From National Review and  Jonah Goldberg, For the Left, It’s Always Time for a New New Deal

You can explain all day how the New Deal prolonged the Great Depression and they won’t care. They’re like our new canine visitor Pippa, who apparently thinks every moment is the best moment for a New Throw of the tennis ball.. After 9/11 Chuck Schumer raced to the pages of the Washington Post to explain that terrorism requires a new New Deal. After Katrina, liberals said “Aha! This proves we need a new New Deal.” Thomas Friedman has a shortcut macro on his keyboard that allows him to vomit up a column arguing that pretty much everything (but especially climate change!) requires, , nay demands, a new New Deal. They don’t always use the phrase “new New Deal.” Often, they use the hackneyed language of the “moral equivalent of war” instead (see this latest installment at The Atlantic of this ancient trope). But, as I’ve written 8 trillion times, that’s the same frickin’ argument.

The real appeal of the New Deal wasn’t its alleged success, it’s that the New Deal is synonymous with a time when progressives had nearly unfettered political power to do what they wanted. Liberals don’t really worship the New Deal, they worship themselves. The New Deal is just a talisman in their undying faith in their own ability to guide society and make decisions for others better than people can make for themselves. And, at a fundamental level, the desire for an unending string of New Deals going on forever, is indistinguishable from socialism. Liberals used to be honest about this point, as when Arthur Schlesinger let slip in the pages of Partisan Review that “There seems no inherent obstacle to the gradual advance of socialism in the United States through a series of New Deals.”

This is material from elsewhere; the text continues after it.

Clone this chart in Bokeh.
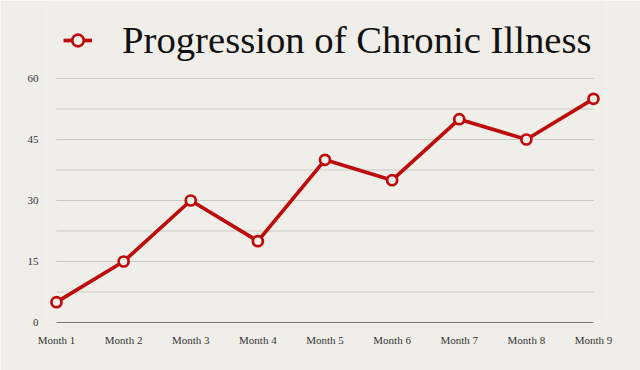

Read more at: http://www.nationalreview.com/article/425717/hillary-clinton-democratic-debates-new-new-deal

HKO

Progressivism has always been about more central government power.  This practically how it is defined.  The problem is that as long as we fall short of some vague elitist notion of Utopia the government never has enough power and always needs more.  Hence a never ending need for New Deals.